For those poor souls who may not be familiar with the 2000s movie classic that is Barbie in The Nutcracker, it is an immensely enjoyable adaptation of The Nutcracker and the Mouse King – a story originally published in 1816 by Prussian author E. T. A. Hoffmann. The film follows a girl called Clara whose favourite toy, a nutcracker, comes to life one Christmas Eve.
Pretty simple premise, right? Well, hold on, folks, because it turns out that the Nutcracker is actually a prince. And upon seeing the wooden hero fighting a squadron of mice by accident, Clara is shrunk down to toy size too. The now tiny girl, desperate to escape this strange situation, must help her animated toy find the Sugar Plum fairy in order to defeat the one baddie who stole his kingdom and put a curse on her in the first place – the Mouse King.

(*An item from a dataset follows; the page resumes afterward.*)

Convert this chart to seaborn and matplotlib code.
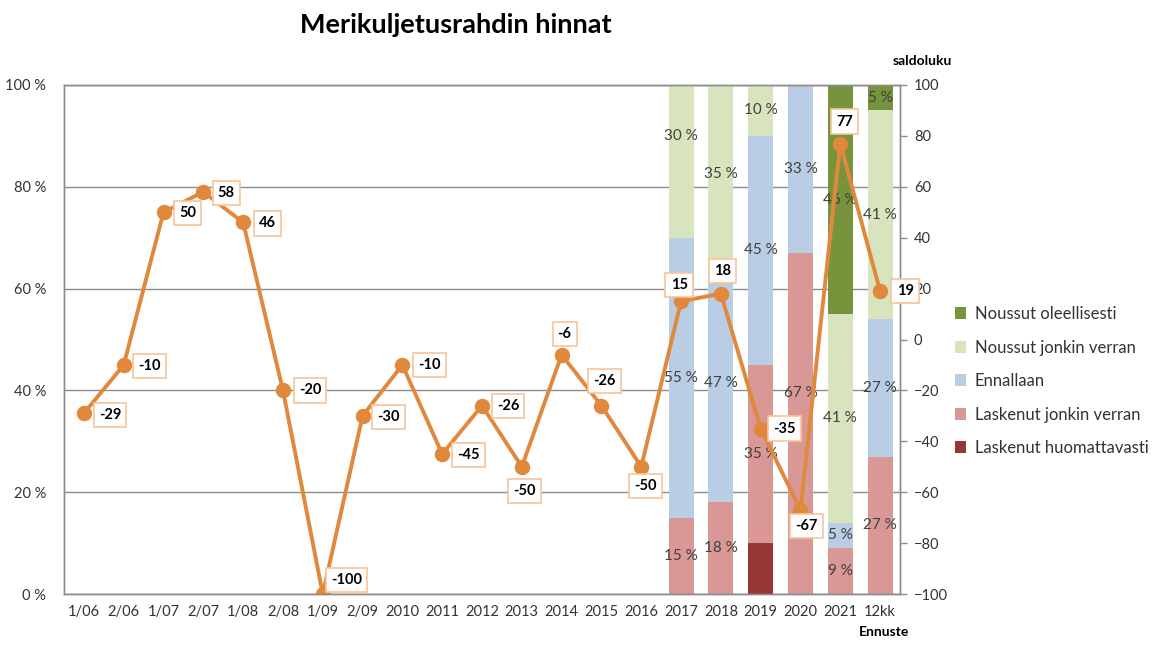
import numpy as np
import pandas as pd
import matplotlib
matplotlib.use("Agg")
import matplotlib.pyplot as plt
import seaborn as sns
from matplotlib.patches import Patch

# ---------------- data ----------------
categories = ["1/06", "2/06", "1/07", "2/07", "1/08", "2/08", "1/09", "2/09",
              "2010", "2011", "2012", "2013", "2014", "2015", "2016",
              "2017", "2018", "2019", "2020", "2021", "12kk"]
saldoluku = [-29, -10, 50, 58, 46, -20, -100, -30, -10, -45, -26, -50,
             -6, -26, -50, 15, 18, -35, -67, 77, 19]

bar_years = ["2017", "2018", "2019", "2020", "2021", "12kk"]
laskenut_huomattavasti = [0, 0, 10, 0, 0, 0]
laskenut_jonkin_verran = [15, 18, 35, 67, 9, 27]
ennallaan = [55, 47, 45, 33, 5, 27]
noussut_jonkin_verran = [30, 35, 10, 0, 41, 41]
noussut_oleellisesti = [0, 0, 0, 0, 46, 5]

series_names = ["Laskenut huomattavasti", "Laskenut jonkin verran", "Ennallaan",
                "Noussut jonkin verran", "Noussut oleellisesti"]
series_values = [laskenut_huomattavasti, laskenut_jonkin_verran, ennallaan,
                 noussut_jonkin_verran, noussut_oleellisesti]

# ---------------- style ----------------
series_colors = ["#953735", "#D99795", "#B9CDE5", "#D7E4BD", "#77933C"]
show_pct_labels = [False, True, True, True, True]
line_color = "#E0893C"
grid_color = "#8C8C8C"
text_color = "#333333"

# manual nudges (percentage points) for some segment labels: (series, year, dy)
pct_label_nudges = {(3, "2017"): 5, (1, "2020"): 6}

# label offsets (pixels) for the saldoluku data labels
label_offsets = [(26, -2), (26, -1), (24, -1), (23, -1), (24, -1), (27, 0),
                 (24, 14), (26, -1), (27, 0), (26, -1), (26, 0), (3, -24),
                 (3, 21), (3, 25), (4, -19), (-2, 16), (2, 23), (24, 0),
                 (6, -16), (4, 22), (25, 0)]

sns.set_style("white")
plt.rcParams["font.family"] = ["Lato", "DejaVu Sans"]

fig = plt.figure(figsize=(11.53, 6.48), dpi=100)
ax = fig.add_axes([64 / 1153, 54 / 648, 836 / 1153, 509 / 648])

# ---------------- stacked bars (cumulative, tallest first) ----------------
cum = np.cumsum(np.array(series_values, dtype=float), axis=0)
for i in range(len(series_names) - 1, -1, -1):
    df = pd.DataFrame({"cat": bar_years, "val": cum[i]})
    sns.barplot(data=df, x="cat", y="val", order=categories, color=series_colors[i],
                saturation=1, width=0.63, errorbar=None, ax=ax, linewidth=0)

# percentage labels centered in segments
for i, name in enumerate(series_names):
    if not show_pct_labels[i]:
        continue
    for j, yr in enumerate(bar_years):
        v = series_values[i][j]
        if v <= 0:
            continue
        top = min(cum[i][j], 100)
        bottom = cum[i][j] - v
        xpos = categories.index(yr)
        ypos = (top + bottom) / 2 + pct_label_nudges.get((i, yr), 0)
        ax.text(xpos, ypos, f"{v} %", ha="center", va="center",
                fontsize=11, color="#404040")

ax.set_ylim(0, 100)
ax.set_xlim(-0.5, len(categories) - 0.5)
ax.set_yticks([0, 20, 40, 60, 80, 100])
ax.set_yticklabels([f"{t} %" for t in [0, 20, 40, 60, 80, 100]])
ax.yaxis.grid(True, color=grid_color, lw=1)
ax.set_axisbelow(True)
ax.tick_params(axis="y", length=0, pad=13, labelsize=10.5, labelcolor=text_color)
ax.tick_params(axis="x", length=0, pad=8, labelsize=10.5, labelcolor=text_color)
ax.set_xlabel("")
ax.set_ylabel("")
for s in ax.spines.values():
    s.set_color(grid_color)
    s.set_linewidth(1)

# ---------------- saldoluku line ----------------
ax2 = ax.twinx()
sns.pointplot(x=categories, y=saldoluku, order=categories, color=line_color,
              markers="o", markersize=9, linewidth=2.8, errorbar=None, ax=ax2)
ax2.set_ylim(-100, 100)
ax2.set_xlim(-0.5, len(categories) - 0.5)
ax2.set_yticks(range(-100, 101, 20))
ax2.tick_params(axis="y", length=5, width=1, color=grid_color, pad=5,
                labelsize=10.5, labelcolor=text_color)
ax2.set_ylabel("")
for s in ax2.spines.values():
    s.set_color(grid_color)
    s.set_linewidth(1)

for k, (cat, val) in enumerate(zip(categories, saldoluku)):
    dx, dy = label_offsets[k]
    ax2.annotate(str(val), xy=(k, val), xytext=(dx, dy), textcoords="offset pixels",
                 ha="center", va="center", fontsize=10.5, fontweight="bold",
                 color="black",
                 bbox=dict(boxstyle="square,pad=0.35", fc="white", ec="#F9C49A", lw=1.2))

# ---------------- texts ----------------
fig.text(456 / 1153, 1 - 25 / 648, "Merikuljetusrahdin hinnat", ha="center", va="center",
         fontsize=19.5, fontweight="bold", color="black")
fig.text(922 / 1153, 1 - 61 / 648, "saldoluku", ha="center", va="center",
         fontsize=10, fontweight="bold", color="black")
fig.text(884 / 1153, 1 - 632 / 648, "Ennuste", ha="center", va="center",
         fontsize=10, fontweight="bold", color="black")

# ---------------- legend ----------------
handles = [Patch(facecolor=series_colors[i], edgecolor="none", label=series_names[i])
           for i in range(len(series_names) - 1, -1, -1)]
fig.legend(handles=handles, loc="center left", bbox_to_anchor=(0.815, 0.412),
           frameon=False, fontsize=12, handlelength=0.7, handleheight=0.7,
           handletextpad=0.5, labelspacing=1.05, labelcolor=text_color)

fig.savefig("out.png", dpi=100)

In terms of movie villains, The Mouse King always stuck out in my mind as eerie. With his cruel and tyrannical attitude, he was easily intimidating to any child who watched him embark on his relentless power trips via their small screens. And funnily enough, even after revisiting this film with my older and more cynical eyes, I still found him as an antagonist to be incredibly effective and just downright nasty.

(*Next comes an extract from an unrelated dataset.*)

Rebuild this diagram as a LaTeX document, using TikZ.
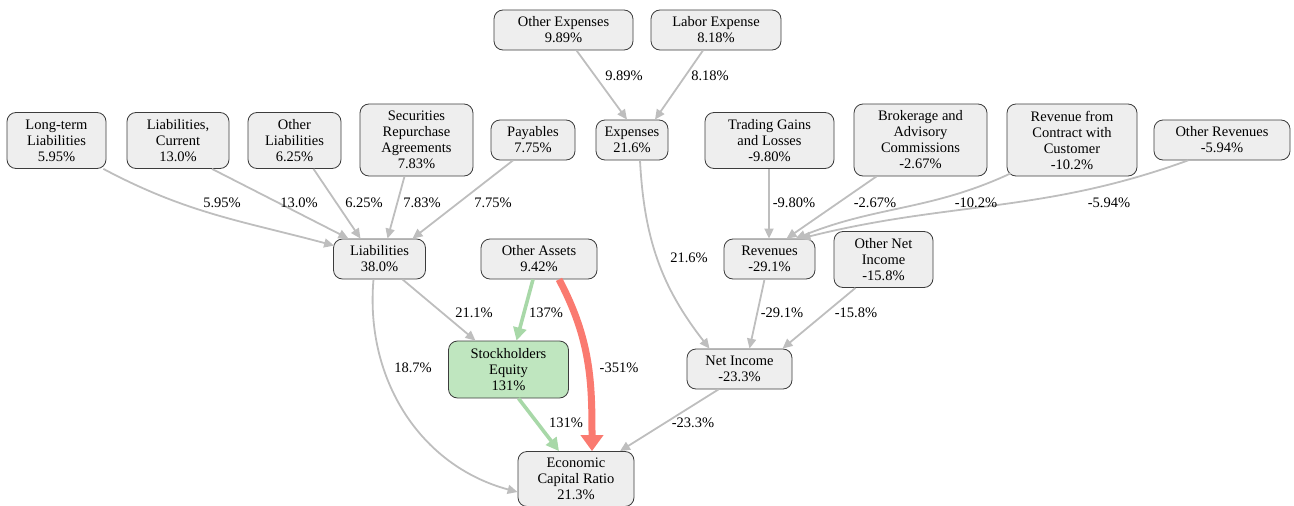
\documentclass[tikz,border=0pt]{standalone}
\usepackage{fontspec}
\setmainfont{Liberation Serif}
\usetikzlibrary{arrows.meta}

\definecolor{boxfill}{RGB}{238,238,238}
\definecolor{boxline}{RGB}{60,60,60}
\definecolor{flowgray}{RGB}{190,190,190}
\definecolor{posfill}{RGB}{191,230,191}
\definecolor{posflow}{RGB}{168,216,168}
\definecolor{negflow}{RGB}{250,122,112}

\begin{document}
\begin{tikzpicture}[x=1pt,y=-1pt,
  font=\rmfamily\fontsize{14.5}{16}\selectfont,
  main node/.style={rectangle,rounded corners=9pt,draw=boxline,fill=boxfill,
    line width=0.8pt,align=center,inner sep=2pt,minimum height=40pt},
  flow/.style={draw=flowgray,line width=1.8pt,-{Triangle[length=10pt,width=9pt]}},
  gain flow/.style={draw=posflow,line width=3.6pt,-{Triangle[length=13pt,width=13pt]}},
  loss flow/.style={draw=negflow,line width=7pt,-{Triangle[length=16pt,width=22pt]}},
  pct/.style={inner sep=0pt}]

  \useasboundingbox (0,0) rectangle (1294,506);

  % top rows
  \node[main node,minimum width=139pt] (oexp) at (563.5,30) {Other Expenses\\9.89\%};
  \node[main node,minimum width=130pt] (labor) at (716,30) {Labor Expense\\8.18\%};

  \node[main node,minimum width=99pt,minimum height=56pt] (ltliab) at (56.5,140.5) {Long-term\\Liabilities\\5.95\%};
  \node[main node,minimum width=102pt,minimum height=56pt] (curliab) at (178,140.5) {Liabilities,\\Current\\13.0\%};
  \node[main node,minimum width=93pt,minimum height=56pt] (oliab) at (294.5,140.5) {Other\\Liabilities\\6.25\%};
  \node[main node,minimum width=113pt,minimum height=72pt] (repo) at (416.5,140) {Securities\\Repurchase\\Agreements\\7.83\%};
  \node[main node,minimum width=84pt] (pay) at (533,140) {Payables\\7.75\%};
  \node[main node,minimum width=72pt] (exp) at (632,140) {Expenses\\21.6\%};
  \node[main node,minimum width=129pt,minimum height=56pt] (trade) at (769.5,140.5) {Trading Gains\\and Losses\\-9.80\%};
  \node[main node,minimum width=133pt,minimum height=72pt] (brok) at (920.5,140) {Brokerage and\\Advisory\\Commissions\\-2.67\%};
  \node[main node,minimum width=130pt,minimum height=72pt] (rcc) at (1072,140) {Revenue from\\Contract with\\Customer\\-10.2\%};
  \node[main node,minimum width=136pt] (orev) at (1222,140) {Other Revenues\\-5.94\%};

  % middle
  \node[main node,minimum width=92pt] (liab) at (379.5,259) {Liabilities\\38.0\%};
  \node[main node,minimum width=116pt] (oassets) at (539,259) {Other Assets\\9.42\%};
  \node[main node,minimum width=91pt] (rev) at (769.5,259) {Revenues\\-29.1\%};
  \node[main node,minimum width=99pt,minimum height=56pt] (onet) at (883.5,259.5) {Other Net\\Income\\-15.8\%};
  \node[main node,fill=posfill,minimum width=120pt,minimum height=57pt] (equity) at (508.5,369.5) {Stockholders\\Equity\\131\%};
  \node[main node,minimum width=105pt] (netinc) at (739.5,369) {Net Income\\-23.3\%};
  \node[main node,minimum width=116pt,minimum height=55pt] (ecr) at (576,479) {Economic\\Capital Ratio\\21.3\%};

  \path[every edge/.style={flow}]
    ([xshift=-3pt]ltliab.south east) edge[out=-28,in=165] ([xshift=1pt,yshift=-7pt]liab.north west)
    ([xshift=34pt]curliab.south) edge ([xshift=-31pt]liab.north)
    ([xshift=19pt]oliab.south) edge ([xshift=-19pt]liab.north)
    ([xshift=-12pt]repo.south) edge ([xshift=8pt]liab.north)
    ([xshift=-20pt]pay.south) edge ([xshift=33pt]liab.north)
    ([xshift=13pt]oexp.south) edge ([xshift=-5pt]exp.north)
    ([xshift=-13pt]labor.south) edge ([xshift=23pt]exp.north)
    ([xshift=8pt]exp.south) edge[out=-87,in=128] ([xshift=-30pt]netinc.north)
    ([xshift=-0.5pt]trade.south) edge ([xshift=-0.5pt]rev.north)
    ([xshift=-44pt]brok.south) edge ([xshift=17pt]rev.north)
    ([xshift=4pt,yshift=3pt]rcc.south west) edge[out=-155,in=22] ([xshift=26pt]rev.north)
    ([xshift=-34pt]orev.south) edge[out=-160,in=14] ([xshift=31pt]rev.north)
    ([xshift=-5pt]rev.south) edge ([xshift=10pt]netinc.north)
    ([xshift=-28pt]onet.south) edge ([xshift=43pt]netinc.north)
    ([xshift=23pt]liab.south) edge ([xshift=-33pt]equity.north)
    ([xshift=-6pt]liab.south) edge[out=-95,in=165] ([yshift=-13pt]ecr.west)
    ([xshift=-21pt]netinc.south) edge ([xshift=44pt]ecr.north);

  \path ([xshift=-6pt]oassets.south) edge[gain flow] ([xshift=8pt]equity.north);
  \path ([xshift=10pt]equity.south) edge[gain flow] ([xshift=-17pt]ecr.north);
  \path ([xshift=20pt]oassets.south) edge[loss flow,out=-62,in=90] ([xshift=16pt]ecr.north);

  % flow labels
  \node[pct] (l1) at (222,203) {5.95\%};
  \node[pct] (l2) at (299,203) {13.0\%};
  \node[pct] (l3) at (364,203) {6.25\%};
  \node[pct] (l4) at (422,203) {7.83\%};
  \node[pct] (l5) at (493,203) {7.75\%};
  \node[pct] (l6) at (624,76) {9.89\%};
  \node[pct] (l7) at (710,76) {8.18\%};
  \node[pct] (l8) at (689,258) {21.6\%};
  \node[pct] (l9) at (794,203) {-9.80\%};
  \node[pct] (l10) at (875,203) {-2.67\%};
  \node[pct] (l11) at (976,203) {-10.2\%};
  \node[pct] (l12) at (1109,203) {-5.94\%};
  \node[pct] (l13) at (474,313) {21.1\%};
  \node[pct] (l14) at (546,313) {137\%};
  \node[pct] (l15) at (782,313) {-29.1\%};
  \node[pct] (l16) at (856,313) {-15.8\%};
  \node[pct] (l17) at (413,368) {18.7\%};
  \node[pct] (l18) at (619,368) {-351\%};
  \node[pct] (l19) at (566,423) {131\%};
  \node[pct] (l20) at (693,423) {-23.3\%};
\end{tikzpicture}
\end{document}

So I did what any movie fan with too much time on their hands would do. I tried to figure out why this children’s character made me (a horror movie fanatic) so goddam nervous. At first, I thought that this gut feeling of fear that the Mouse King evokes might be due to the fact that the cartoon character was voiced by none other than Tim Curry (you know, the original Pennywise, from the IT horror series in the ’90s).

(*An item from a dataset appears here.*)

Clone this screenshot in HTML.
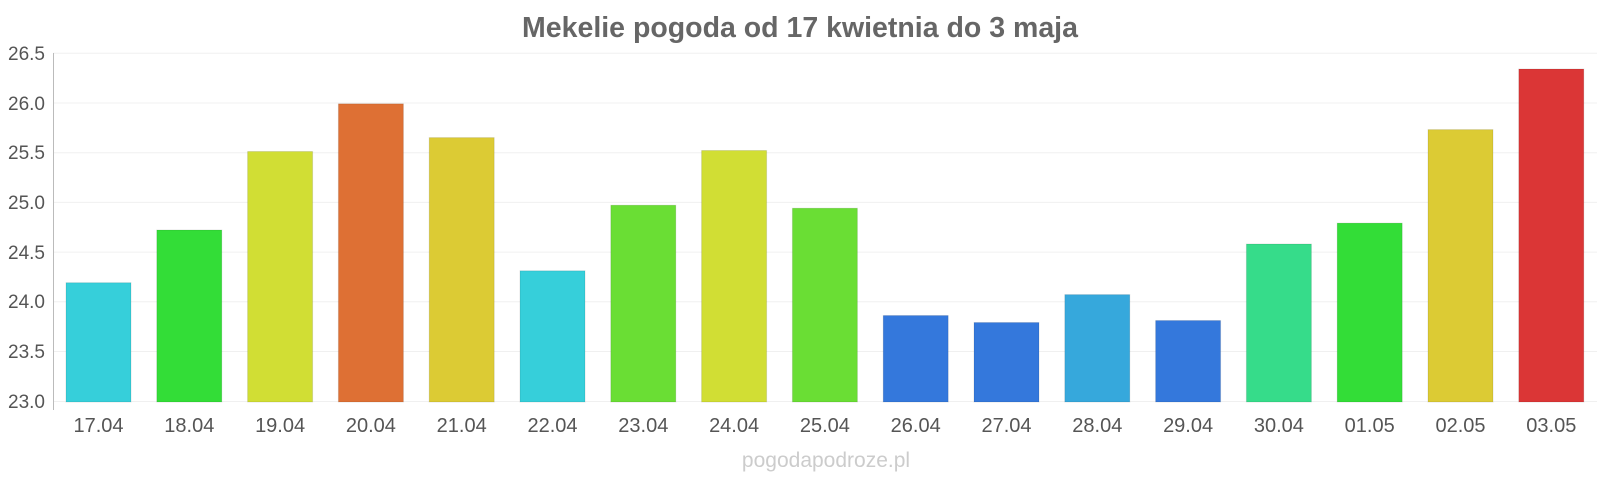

But after doing some digging into my discomfort with the character, I discovered that The Mouse King’s symbolism and origin are rooted in some deep and truly disturbing lore – which goes above and beyond Curry’s acting talents. Although the Mouse King in the Barbie movie and often in the ballet versions of The Nutcracker is a typical royal rodent, in the novel, the character is depicted as having seven heads and was a reference to the real-life phenomenon known as Rat Kings.
A Rat King, in real life, is the term given to a collection of rats whose tails tangle and bond together in some way. Meaning that the rodents are essentially stuck together and must move as one. Pretty horrific, right? The term the Rat King, was said to have originated in Germany, and over the years, the collection of rats has had plenty of meanings and lore attached to their very existence.
For some, a Rat King is considered a bad omen, a bringer of the plague. And in mythology, the Rat King was a symbol of an evil-natured monarch whose demands to sit high atop a throne of lower rats led to a legacy of tangled and broken subjects that literally embodied the twistedness of his rule.
Luckily, Rat Kings in real life are considered extremely rare, and their existence to occur without fraudulent methods is often debated by professionals due to the limited evidence of the phenomenon occurring naturally without human interference. However, a live case of a Rat King was uncovered in Estonia as recently as 2021, so yeah, Clara and her Nutcracker’s woes weren’t as based in fiction as we may have liked them to be.
The Mouse King is basically the perfect example of a tyrannical ruler, and let’s be honest, is a template for a nightmare-inducing horror character too. With such a prominent villain, who is not only a criticism of the nasty nature of power but also monstrous in appearance, it is easy to see why The Nutcracker has stood the test of time. The Mouse King and his impact as a Christmas movie antagonist never goes out of spooky style.
That being said, although some ballet shows of the story do refer to multiple heads, I think it is time for a proper scary movie for kids with the tangled rodent as the main star. I don’t know about you, but I think the world is ready for a remake of Barbie in the Nutcracker, with the Rat King featured in his full seven-headed and disturbing glory.